Sono in dubbio se adottare tale acconciatura; forse, con la mia fronte alta, gioverebbe al mio aspetto.
A lei, cavaliere, invece la sconsiglio caldamente.
Cosa vorrebbe dire? Che ho la fronte bassa da cercopiteco?
Certo che no, non e’ la fronte che difetta, Cavaliere…

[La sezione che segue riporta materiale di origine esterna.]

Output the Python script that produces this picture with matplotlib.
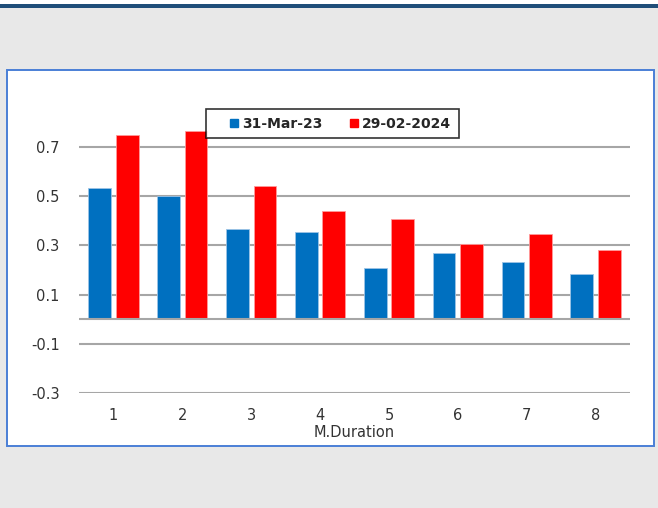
import matplotlib
matplotlib.use("Agg")
import matplotlib.pyplot as plt
from matplotlib.patches import Rectangle
from matplotlib.lines import Line2D
import numpy as np

# Modified duration by bucket, two snapshot dates
durations = ["1", "2", "3", "4", "5", "6", "7", "8"]
mar23 = [0.533, 0.50, 0.366, 0.354, 0.207, 0.268, 0.234, 0.182]
feb24 = [0.746, 0.765, 0.539, 0.44, 0.407, 0.307, 0.347, 0.28]
series_labels = ["31-Mar-23", "29-02-2024"]
yticks = [-0.3, -0.1, 0.1, 0.3, 0.5, 0.7]

W, H = 658, 508
bg = "#E8E8E8"
blue = "#0070C0"
red = "#FF0000"
grid_c = "#A6A6A6"
text_c = "#333333"

fig = plt.figure(figsize=(W / 100, H / 100), dpi=100, facecolor=bg)

# header strip and dark rule along the top
fig.patches.append(Rectangle((0, 1 - 4 / H), 1, 4 / H, transform=fig.transFigure,
                             facecolor="white", edgecolor="none", zorder=-10))
fig.patches.append(Rectangle((0, 1 - 7.5 / H), 1, 3.5 / H, transform=fig.transFigure,
                             facecolor="#1F4E79", edgecolor="none", zorder=-10))
# white chart panel with blue border
fig.patches.append(Rectangle((7 / W, 1 - 446 / H), 647 / W, 376 / H, transform=fig.transFigure,
                             facecolor="white", edgecolor="#4A7FD6", linewidth=1.4, zorder=-10))

ax = fig.add_axes([79 / W, 0.2264, 551 / W, 0.5573])
ax.set_facecolor("none")

x = np.arange(len(durations))
bw = 0.33
ax.bar(x - 0.2, mar23, width=bw, color=blue, edgecolor="#9CC3E6", linewidth=0.6, zorder=3)
ax.bar(x + 0.2, feb24, width=bw, color=red, edgecolor="#FF9A9A", linewidth=0.6, zorder=3)

ax.set_xlim(-0.5, len(durations) - 0.5)
ax.set_ylim(-0.3, 0.85)
ax.set_yticks(yticks)
ax.set_yticklabels([f"{v:.1f}" for v in yticks])
ax.set_xticks(x)
ax.set_xticklabels(durations)

for v in yticks:
    ax.axhline(v, color=grid_c, linewidth=1.5, zorder=1)
ax.axhline(0, color=grid_c, linewidth=1.5, zorder=4)

for s in ax.spines.values():
    s.set_visible(False)
ax.tick_params(axis="y", length=0, pad=14, labelsize=10.5, labelcolor=text_c)
ax.tick_params(axis="x", length=0, pad=11, labelsize=10.5, labelcolor=text_c)
ax.set_xlabel("M.Duration", fontsize=10.5, color=text_c, labelpad=1)

# small square markers as legend keys
handles = [Line2D([], [], linestyle="none", marker="s", markersize=5.5,
                  markerfacecolor=c, markeredgecolor=c) for c in (blue, red)]
leg = ax.legend(handles, series_labels, loc="upper left",
                bbox_to_anchor=(127 / 551, 1.003), ncol=2,
                frameon=True, fancybox=False, handlelength=2.9,
                handletextpad=-0.85, columnspacing=0.8, borderpad=0.55,
                borderaxespad=0, prop={"weight": "bold", "size": 10})
leg.get_frame().set_edgecolor("black")
leg.get_frame().set_linewidth(1.2)
for t in leg.get_texts():
    t.set_color("#262626")

fig.savefig("out.png", dpi=100, facecolor=bg)
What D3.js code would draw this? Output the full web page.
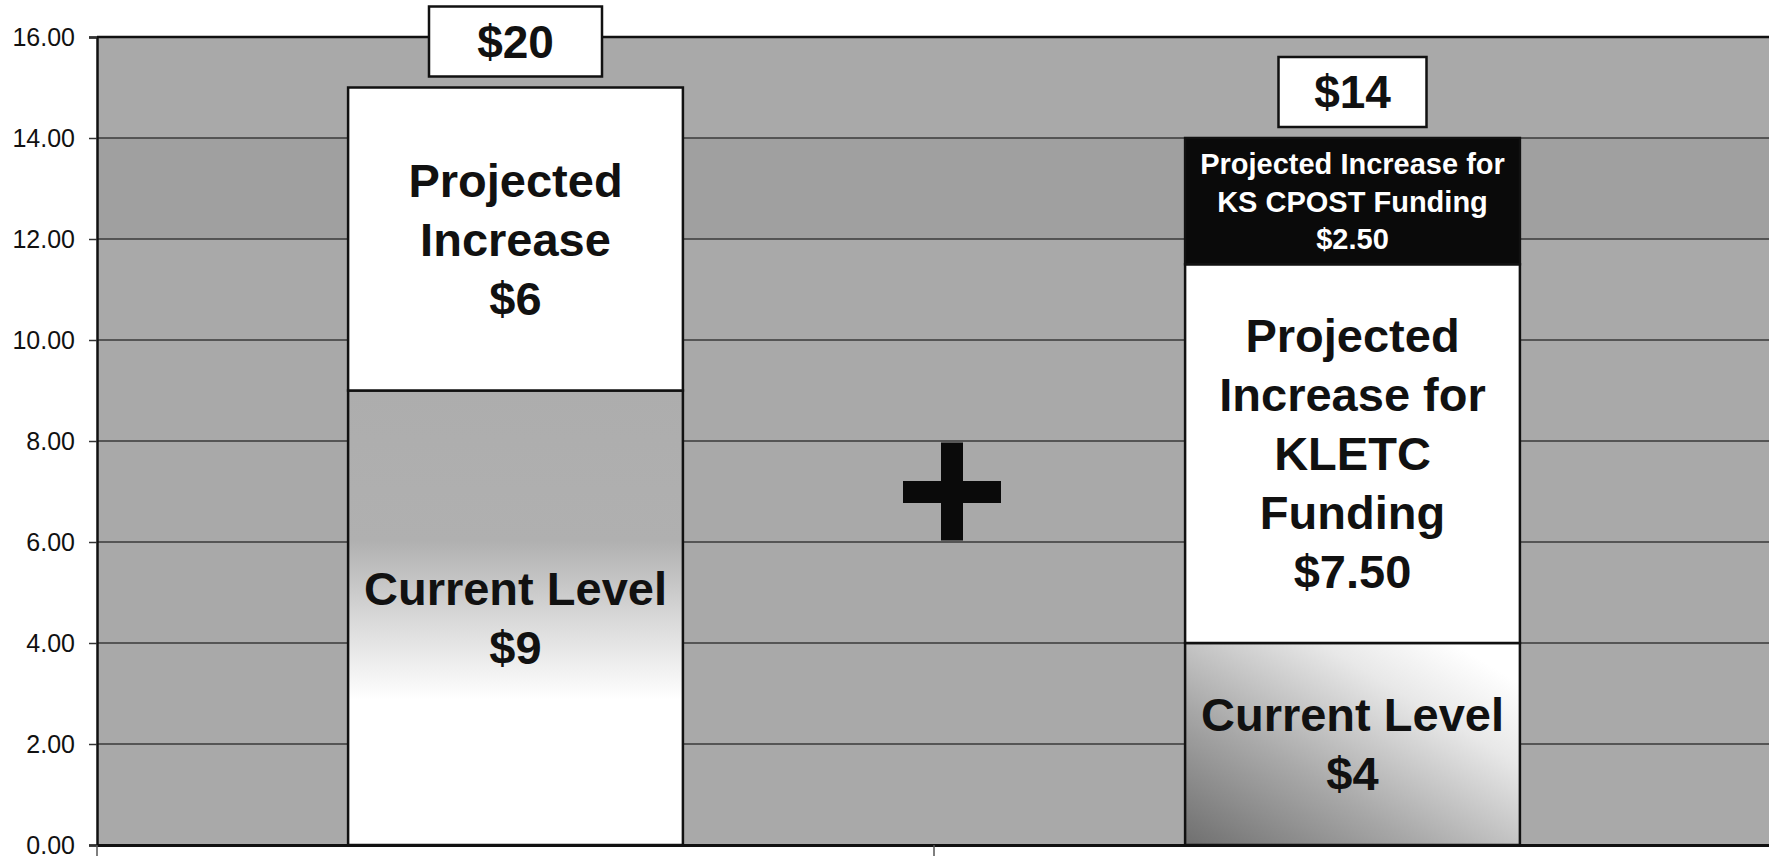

Queste storie laterali a opera e interpreti sono davvero affascinanti. Recentemente ho inserito in una conversazione pubblica un piccolo inciso su Nadar. Beh, credo che i cinque minuti che gli ho dedicato siano stati quelli seguiti con più attenzione dal pubblico. Superfluo aggiungere che io non ho certo grandi alternative per la mia acconciatura, in quanto deficiente della materia prima.
Ciao!
Non dirlo a me… 😦
Le pagine di Proust non sono le uniche ad ospitare personaggi più o meno ispirati al nostro personaggio, e la fama della sua acconciatura travalica di molto le frontiere francesi. Tu e i tuoi lettori ricorderete certamente, infatti, che il Nostro ha meritato una citazione anche ne La morte di Ivan Il’ič di Tolstoj, dove la sua coiffure è prestata al fidanzato della figlia del protagonista:
” Entrò anche Fedor Petrovic in frack, coi capelli arricciati à la Capoul , con un lungo collo su cui si disegnavano le vene, stretto nel goletto bianco, con l’enorme sparato bianco della camicia, con le forti cosce strette nei calzoni neri attillati, con un solo guantobianco infilato e il gibus in mano” .
Fonte: https://www.liberliber.it/mediateca/libri/t/tolstoj/la_morte_di_ivan_ilijc/pdf/tolstoj_la_morte_di_ivan_ilijc.pdf
(pag. 89, corsivi nel testo)
Fantastico, non ricordavo assolutamente questa citazione. Grazie!